The Parties will comply with all applicable laws, policies, guidelines, regulations, ordinances and rules.

9.6 Notice

All notices shall be by email. If to Developer, Notice shall be to the email on the account activation form and if to ID.me, Notice shall be to [email protected].

9.7 Dispute Resolution

In the event of a conflict, the Parties will work in good faith to resolve the conflict within thirty (30) days. If the Party contacts are unable to resolve the conflict within thirty (30) days, each Party will refer the conflict to the applicable vice president at each Party for resolution. If the vice presidents are unable to resolve the conflict within ten (10) days, the Parties will refer the conflict to binding arbitration.

9.8 Governing Law

This Agreement will be governed by the laws of Virginia without regard to its conflicts of laws principles.
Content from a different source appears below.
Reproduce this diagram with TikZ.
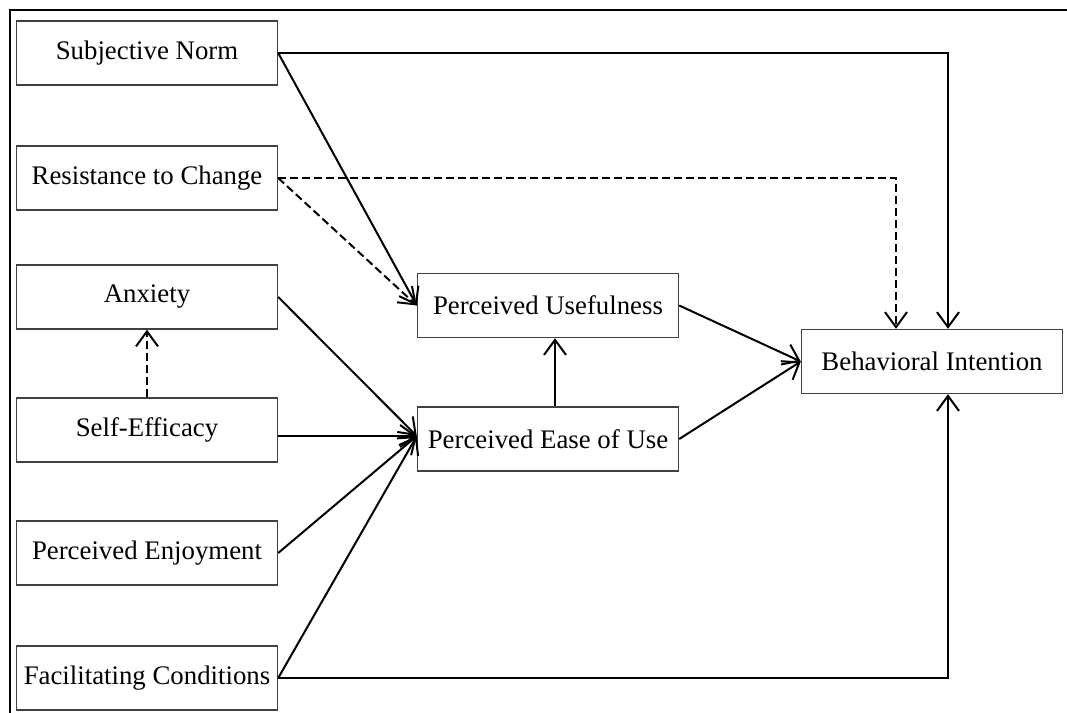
\documentclass[tikz,border=0pt]{standalone}
\usepackage{fontspec}
\setmainfont{Liberation Serif}
\usetikzlibrary{arrows.meta}
\begin{document}
\begin{tikzpicture}[x=0.5pt, y=-0.5pt,
        every node/.style = {shape=rectangle, draw=black!75, line width=0.7pt,
            minimum width=130.5pt, minimum height=32pt, inner sep=0pt,
            align=center, font=\fontsize{13.4}{16}\selectfont},
        link/.style = {line width=1pt, -{Straight Barb[length=7.5pt,width=11pt,line width=1pt]}},
        weak/.style = {link, dash pattern=on 4pt off 2pt}]
    \useasboundingbox (0,0) rectangle (1067,713);
    \draw[line width=1pt] (10,713) -- (10,10) -- (1067,10);
    % antecedents
    \node (sn) at (147,53)  {Subjective Norm};
    \node (rc) at (147,178) {Resistance to Change};
    \node (ax) at (147,297) {Anxiety};
    \node (se) at (147,430) {Self-Efficacy};
    \node (pe) at (147,553) {Perceived Enjoyment};
    \node (fc) at (147,678) {Facilitating Conditions};
    % TAM core
    \node (pu)  at (548,305.5) {Perceived Usefulness};
    \node (peu) at (548,439)   {Perceived Ease of Use};
    \node (bi)  at (932,361.5) {Behavioral Intention};
    \coordinate (peuin) at ([yshift=1.5pt]peu.west);
    % paths
    \draw[link] (sn.east) -| ([xshift=8pt]bi.north);
    \draw[link] (sn.east) -- (pu.west);
    \draw[weak] (rc.east) -| ([xshift=-18pt]bi.north);
    \draw[weak] (rc.east) -- (pu.west);
    \draw[weak] (se.north) -- (ax.south);
    \draw[link] (ax.east) -- (peuin);
    \draw[link] ([yshift=-3pt]se.east) -- (peuin);
    \draw[link] (pe.east) -- (peuin);
    \draw[link] (fc.east) -- (peuin);
    \draw[link] (fc.east) -| ([xshift=8pt]bi.south);
    \draw[link] ([xshift=3.5pt]peu.north) -- ([xshift=3.5pt]pu.south);
    \draw[link] (pu.east) -- (bi.west);
    \draw[link] (peu.east) -- (bi.west);
\end{tikzpicture}
\end{document}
To the extent that any lawsuit is permitted under this Agreement, the Parties hereby expressly consent to personal and exclusive jurisdiction and venue of the Virginia state and federal courts located in Alexandria, VA.

9.9 Assignment

Neither Party may assign this Agreement without the other Party’s prior written consent.

10. Entire Agreement

This Agreement together with all ID.me’s policies referenced herein, including the Sandbox Account requirements, sets forth the entire understanding and agreement of the Parties, and supersedes any and all prior or contemporaneous oral or written agreements or understandings between the Parties, as to the subject matter of this Agreement.